友部駅で待ち合わせした可能性ってあるかな。
タローって師が住んでいた時から有名だったの?
昔、野良犬、いっぱいいたよね。
犬に追いかけられて、犬が嫌いな人もいっぱいいたなー。
>タローは最初はほんとに飼い主を見つけに行ってたんだと思う。けど、途中からは、色んな人に相手してもらったり、おやつもらったりして楽しいから、散歩がてら行ってたんだと俺は思うよ。

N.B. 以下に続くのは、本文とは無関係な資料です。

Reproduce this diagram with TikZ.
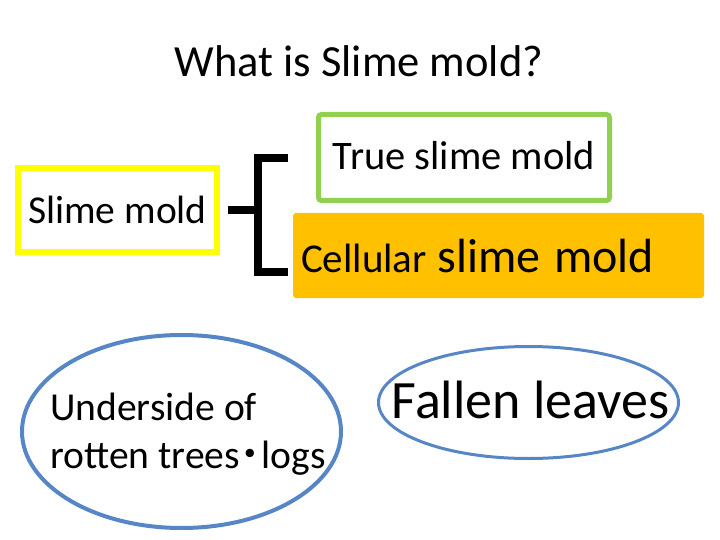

犬の気持ちが分からないから、人はすぐに美談にしたがるよね。その反動で、元の飼い主を「ひどい人」扱いするのもどうなのかねー。
確かに、「ヨット食堂」見えますね。
その後、本店にも行きました。
駅周辺はほぼ全面改装したっぽいから随分雰囲気変わったから俺もあれって思ったけど、町並みは当時とあまり変わってないからね。
昔の駅舎はこんな感じ
https://mitoaoi.blog.fc2.com/blog-entry-2765.html
これだったなあ。懐かしいな。
なお、タローのことは今回師の記事で初めて知ったよ。よそ者だし、地元紙とかも読んでなかったから知る機会もないし。
けど、地元の小学生とかは学校授業の地域ネタで知ってる定番なのかもしれないね。
やっぱ石岡でよかったか。
駅舎の向かって左側「NEW DAYS」があったのは覚えているのだけど、今はお店がなくて歩道になってる。昔の画像とはもう全く違うよ。
インディーさんも迷い犬だったんだっけ?
忠犬だったね。インディーさんも。